As I looked out to hand him the beer Sam was engulfed in a giant bear hug (the first of about thirty that night). A long, lingering bear hug.… I laughed and handed out the fourth beer. When he asked for the fifth I made a stand and said we were out of beer. This all went down in around twenty minutes. I did not want to get the poor man wasted (side note: too late….), especially since he was a bit free wheeling with his shotgun.
After many long hugs and slurred conversation we realized that our beers were not the first of the day, but apparently pushed our host over the edge. After many hugs and declarations of friendship, Ricardo promptly passed out in front of the stairs of our XP. We were not sure what to do. Put a blanket on him, try to wake him up?
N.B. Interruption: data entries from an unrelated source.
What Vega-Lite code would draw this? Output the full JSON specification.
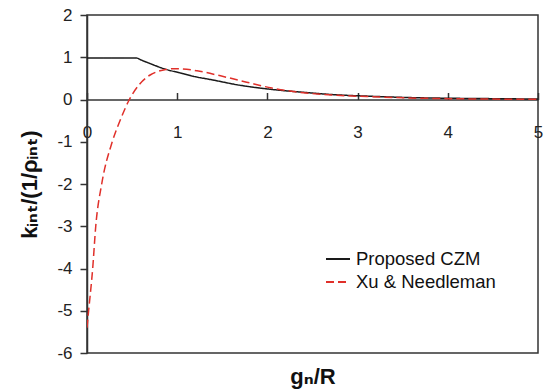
{
  "$schema": "https://vega.github.io/schema/vega-lite/v6.json",
  "width": 451,
  "height": 338,
  "autosize": {"type": "none"},
  "padding": {"left": 87, "top": 15, "right": 11, "bottom": 38},
  "background": "white",
  "config": {
    "view": {"stroke": "#333333", "strokeWidth": 1.5},
    "font": "Liberation Sans, DejaVu Sans",
    "axis": {"grid": false, "domainColor": "#333333", "tickColor": "#333333", "domainWidth": 1.5, "tickWidth": 1.5, "labelColor": "#222222", "labelFont": "Liberation Sans, DejaVu Sans", "titleFont": "Liberation Sans, DejaVu Sans", "titleColor": "#111111"}
  },
  "data": {
    "values": [
      {"g": 0, "k": 0.98, "series": "Proposed CZM"},
      {"g": 0.3, "k": 0.98, "series": "Proposed CZM"},
      {"g": 0.55, "k": 0.98, "series": "Proposed CZM"},
      {"g": 0.6, "k": 0.935, "series": "Proposed CZM"},
      {"g": 0.7, "k": 0.85, "series": "Proposed CZM"},
      {"g": 0.85, "k": 0.73, "series": "Proposed CZM"},
      {"g": 1.03, "k": 0.63, "series": "Proposed CZM"},
      {"g": 1.2, "k": 0.54, "series": "Proposed CZM"},
      {"g": 1.4, "k": 0.46, "series": "Proposed CZM"},
      {"g": 1.66, "k": 0.35, "series": "Proposed CZM"},
      {"g": 2.0, "k": 0.25, "series": "Proposed CZM"},
      {"g": 2.4, "k": 0.17, "series": "Proposed CZM"},
      {"g": 2.77, "k": 0.11, "series": "Proposed CZM"},
      {"g": 3.1, "k": 0.08, "series": "Proposed CZM"},
      {"g": 3.5, "k": 0.05, "series": "Proposed CZM"},
      {"g": 4.0, "k": 0.03, "series": "Proposed CZM"},
      {"g": 4.5, "k": 0.02, "series": "Proposed CZM"},
      {"g": 5.0, "k": 0.01, "series": "Proposed CZM"},
      {"g": 0, "k": -5.4, "series": "Xu & Needleman"},
      {"g": 0.018, "k": -5.0, "series": "Xu & Needleman"},
      {"g": 0.063, "k": -4.0, "series": "Xu & Needleman"},
      {"g": 0.097, "k": -3.0, "series": "Xu & Needleman"},
      {"g": 0.163, "k": -2.0, "series": "Xu & Needleman"},
      {"g": 0.28, "k": -1.0, "series": "Xu & Needleman"},
      {"g": 0.37, "k": -0.48, "series": "Xu & Needleman"},
      {"g": 0.47, "k": 0.0, "series": "Xu & Needleman"},
      {"g": 0.59, "k": 0.38, "series": "Xu & Needleman"},
      {"g": 0.7, "k": 0.58, "series": "Xu & Needleman"},
      {"g": 0.81, "k": 0.68, "series": "Xu & Needleman"},
      {"g": 0.92, "k": 0.725, "series": "Xu & Needleman"},
      {"g": 1.0, "k": 0.73, "series": "Xu & Needleman"},
      {"g": 1.22, "k": 0.68, "series": "Xu & Needleman"},
      {"g": 1.48, "k": 0.56, "series": "Xu & Needleman"},
      {"g": 1.77, "k": 0.41, "series": "Xu & Needleman"},
      {"g": 2.05, "k": 0.27, "series": "Xu & Needleman"},
      {"g": 2.4, "k": 0.16, "series": "Xu & Needleman"},
      {"g": 2.77, "k": 0.1, "series": "Xu & Needleman"},
      {"g": 3.1, "k": 0.07, "series": "Xu & Needleman"},
      {"g": 3.5, "k": 0.04, "series": "Xu & Needleman"},
      {"g": 4.0, "k": 0.02, "series": "Xu & Needleman"},
      {"g": 4.5, "k": 0.01, "series": "Xu & Needleman"},
      {"g": 5.0, "k": 0.005, "series": "Xu & Needleman"}
    ]
  },
  "mark": {"type": "line", "interpolate": "monotone", "strokeWidth": 1.5, "clip": true},
  "encoding": {
    "x": {
      "field": "g", "type": "quantitative",
      "scale": {"domain": [0, 5], "nice": false, "zero": false},
      "axis": {
        "orient": "bottom", "offset": -253.5, "values": [0, 1, 2, 3, 4, 5], "labelExpr": "'' + datum.value",
        "tickSize": -7, "labelPadding": 32, "labelFontSize": 17, "labelFlush": false, "labelOverlap": false,
        "title": "gₙ/R", "titleFontSize": 22, "titleFontWeight": "bold", "titleBaseline": "alphabetic", "titleY": 283.5
      }
    },
    "y": {
      "field": "k", "type": "quantitative",
      "scale": {"domain": [-6, 2], "nice": false, "zero": false},
      "axis": {
        "values": [-6, -5, -4, -3, -2, -1, 0, 1, 2], "labelExpr": "'' + datum.value",
        "tickSize": 7, "labelPadding": 8, "labelFontSize": 17, "labelFlush": false, "labelOverlap": false,
        "title": "kᵢₙₜ/(1/ρᵢₙₜ)", "titleFontSize": 22, "titleFontWeight": "bold", "titleBaseline": "middle", "titleX": -58
      }
    },
    "color": {
      "field": "series", "type": "nominal",
      "scale": {"domain": ["Proposed CZM", "Xu & Needleman"], "range": ["#1a1a1a", "#e0302a"]},
      "legend": {
        "title": null, "orient": "none", "legendX": 238, "legendY": 231,
        "symbolType": "stroke", "symbolSize": 576, "symbolStrokeWidth": 2, "labelFontSize": 18.5, "labelColor": "#111111",
        "labelOffset": 5, "rowPadding": 0, "padding": 0, "labelFont": "Liberation Sans, DejaVu Sans"
      }
    },
    "strokeDash": {
      "field": "series", "type": "nominal",
      "scale": {"domain": ["Proposed CZM", "Xu & Needleman"], "range": [[1, 0], [8, 4]]},
      "legend": null
    }
  }
}
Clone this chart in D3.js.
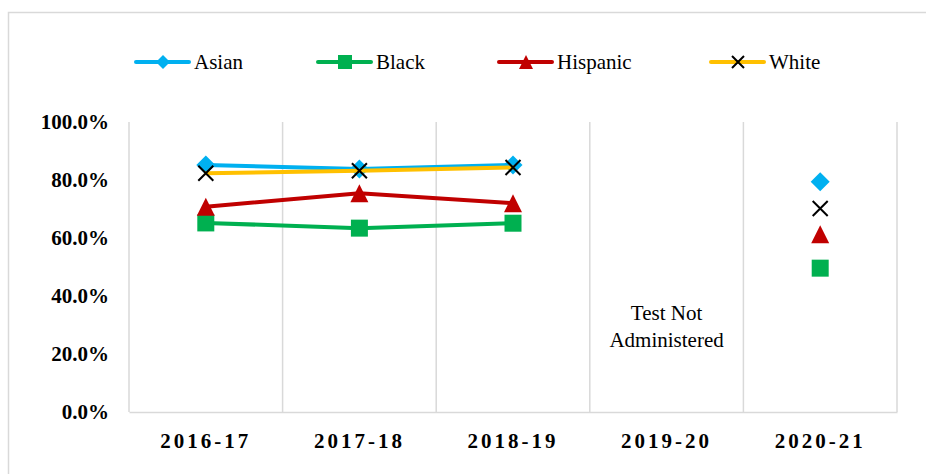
<!DOCTYPE html>
<html>
<head>
<meta charset="utf-8">
<script src="https://cdn.jsdelivr.net/npm/d3@7"></script>
<style>
  body { margin: 0; background: #fff; }
</style>
</head>
<body>
<div id="viz"></div>
<script>
var years = ["2016-17", "2017-18", "2018-19", "2019-20", "2020-21"];
var yTicks = [0, 20, 40, 60, 80, 100];
var asian    = [85.2, 83.8, 85.2, null, 79.4];
var black    = [65.2, 63.4, 65.1, null, 49.6];
var hispanic = [70.8, 75.4, 72.0, null, 61.3];
var white    = [82.3, 83.2, 84.3, null, 70.2];
var seriesNames = ["Asian", "Black", "Hispanic", "White"];
var noteLines = ["Test Not", "Administered"];

var W = 926, H = 474,
    margin = { top: 122, right: 29, bottom: 62, left: 129 },
    w = W - margin.left - margin.right,
    h = H - margin.top - margin.bottom,
    serif = "'Liberation Serif'";

var series = [
  { name: "Asian",    values: asian,    line: "#00B0F0", fill: "#00B0F0", shape: "diamond" },
  { name: "Black",    values: black,    line: "#00B050", fill: "#00B050", shape: "square" },
  { name: "Hispanic", values: hispanic, line: "#C00000", fill: "#C00000", shape: "triangle" },
  { name: "White",    values: white,    line: "#FFC000", fill: "#000",    shape: "cross" }
];

var svg = d3.select("#viz").append("svg")
    .attr("width", W)
    .attr("height", H);

// outer chart frame
svg.append("rect")
    .attr("x", 8.5).attr("y", 12.5)
    .attr("width", W + 20).attr("height", H + 20)
    .attr("fill", "none")
    .attr("stroke", "#d9d9d9")
    .attr("stroke-width", 1.5);

var g = svg.append("g")
    .attr("transform", "translate(" + margin.left + "," + margin.top + ")");

var x = d3.scaleBand().domain(years).range([0, w]).padding(0);
var y = d3.scaleLinear().domain([0, 100]).range([h, 0]);

// vertical category gridlines
var bounds = years.map(function(d) { return x(d); }).concat([w]);
g.selectAll(".vgrid").data(bounds).enter()
  .append("line")
    .attr("class", "vgrid")
    .attr("x1", function(d) { return d; })
    .attr("x2", function(d) { return d; })
    .attr("y1", 0)
    .attr("y2", h)
    .attr("stroke", "#d9d9d9")
    .attr("stroke-width", 1.5);

// bottom axis
var xAxis = d3.axisBottom(x).tickSize(0).tickPadding(21);
var xg = g.append("g")
    .attr("transform", "translate(0," + h + ")")
    .call(xAxis);
xg.select(".domain").attr("stroke", "#d9d9d9").attr("stroke-width", 1.5);
xg.selectAll("text")
    .style("font-family", serif)
    .style("font-size", "21px")
    .style("font-weight", "bold")
    .style("letter-spacing", "3px")
    .attr("fill", "#000");

// left axis
var yAxis = d3.axisLeft(y).tickValues(yTicks).tickSize(0).tickPadding(20)
    .tickFormat(function(d) { return d.toFixed(1) + "%"; });
var yg = g.append("g").call(yAxis);
yg.select(".domain").remove();
yg.selectAll("text")
    .style("font-family", serif)
    .style("font-size", "21px")
    .style("font-weight", "bold")
    .attr("fill", "#000");

function markerPath(shape, s) {
  var r = s / 2;
  if (shape === "diamond") return "M0," + (-r) + "L" + r + ",0L0," + r + "L" + (-r) + ",0Z";
  if (shape === "square") return "M" + (-r) + "," + (-r) + "h" + s + "v" + s + "h" + (-s) + "Z";
  if (shape === "triangle") return "M0," + (-r) + "L" + r + "," + r + "L" + (-r) + "," + r + "Z";
  return "M" + (-r) + "," + (-r) + "L" + r + "," + r + "M" + r + "," + (-r) + "L" + (-r) + "," + r;
}

var cx = function(i) { return x(years[i]) + x.bandwidth() / 2; };
var line = d3.line()
    .defined(function(d) { return d != null; })
    .x(function(d, i) { return cx(i); })
    .y(function(d) { return y(d); });

var sizes = { diamond: 19, square: 17, triangle: 18, cross: 15 };

series.forEach(function(s) {
  var sg = g.append("g");
  // only runs of connected points get a line
  sg.append("path")
      .datum(s.values.map(function(v, i) {
        var prev = s.values[i - 1], next = s.values[i + 1];
        return (v != null && (prev != null || next != null)) ? v : null;
      }))
      .attr("fill", "none")
      .attr("stroke", s.line)
      .attr("stroke-width", 4)
      .attr("stroke-linejoin", "round")
      .attr("stroke-linecap", "round")
      .attr("d", line);
  sg.selectAll(".pt").data(s.values.map(function(v, i) { return { v: v, i: i }; })
        .filter(function(d) { return d.v != null; }))
    .enter().append("path")
      .attr("class", "pt")
      .attr("transform", function(d) { return "translate(" + cx(d.i) + "," + y(d.v) + ")"; })
      .attr("d", markerPath(s.shape, sizes[s.shape]))
      .attr("fill", s.shape === "cross" ? "none" : s.fill)
      .attr("stroke", s.shape === "cross" ? s.fill : "none")
      .attr("stroke-width", 2);
});

// note for the missing year
var note = g.append("text")
    .attr("x", cx(3))
    .attr("y", 198)
    .attr("text-anchor", "middle")
    .style("font-family", serif)
    .style("font-size", "21px")
    .attr("fill", "#000");
note.selectAll("tspan").data(noteLines).enter()
  .append("tspan")
    .attr("x", cx(3))
    .attr("dy", function(d, i) { return i === 0 ? 0 : 27; })
    .text(function(d) { return d; });

// legend
var legendX = [136, 318, 499, 711];
var leg = svg.append("g").attr("transform", "translate(0,62)");
series.forEach(function(s, i) {
  var lg = leg.append("g").attr("transform", "translate(" + legendX[i] + ",0)");
  lg.append("line")
      .attr("x1", 0).attr("x2", 53)
      .attr("y1", 0).attr("y2", 0)
      .attr("stroke", s.line)
      .attr("stroke-width", 4)
      .attr("stroke-linecap", "round");
  lg.append("path")
      .attr("transform", "translate(27,0)")
      .attr("d", markerPath(s.shape, s.shape === "cross" ? 12 : 14))
      .attr("fill", s.shape === "cross" ? "none" : s.fill)
      .attr("stroke", s.shape === "cross" ? s.fill : "none")
      .attr("stroke-width", 2);
  lg.append("text")
      .attr("x", 58)
      .attr("y", 0)
      .attr("dy", "0.35em")
      .style("font-family", serif)
      .style("font-size", "21px")
      .attr("fill", "#000")
      .text(seriesNames[i]);
});
</script>
</body>
</html>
Thankfully, there was one other alpaca farmer up the hill who came over and dragged Ricardo into his house. It did not look like it was the first time he had to do this.
Slightly relieved, Sam escaped into the XP and started making me dinner (a rare endeavor since I always cook) because I was not in a good place with my headache and the altitude and he was really worried about how bad I was doing. About 15 minutes into cooking we hear a loud banging on the XP door.
“MI AMIGO ULTIMO!!!!!!”
Sam reluctantly opened up the camper door and Ricardo was standing there with a plastic bottle of local hooch and a wicked grin. He tried to get Sam to take some swigs but Sam declined. Sam looked at me panicked for backup and realized that today is one of the days I couldn’t deal with this mess as I lie in bed recovering and promptly tried to distract Ricardo away from the camper to go for a walk.
They walked down to the lake and then Ricardo told him he needs to see his trout pond. They walked over the the trout pond and as he was showing it to Sam he fell in. Of course he fell in…..
We are at over 14,000 feet in the Andes, it is freezing out and near dark and Sam had to jump into the almost frozen trout pond to pull him out and then go back in to find his shoes that fell off. Poor Sam came back to the camper with frozen hands and feet shaking from the cold. The only silver lining of the trout pond incident was that Ricardo went in his house to warm up and called it a night.
The next morning we were woken to around 300 cute alpacas surrounding the XP, leaving their pen to go out and graze for the day. A sober, and much changed Ricardo wished us safe journeys and gave Sam a final, much faster hug goodbye.
He was a different person in the morning, but so were we. I survived a bad concussion in an 2500 year old underground ruin, Sam made a new best friend in Peru.
It is not everyday you become someones amigo ultimo.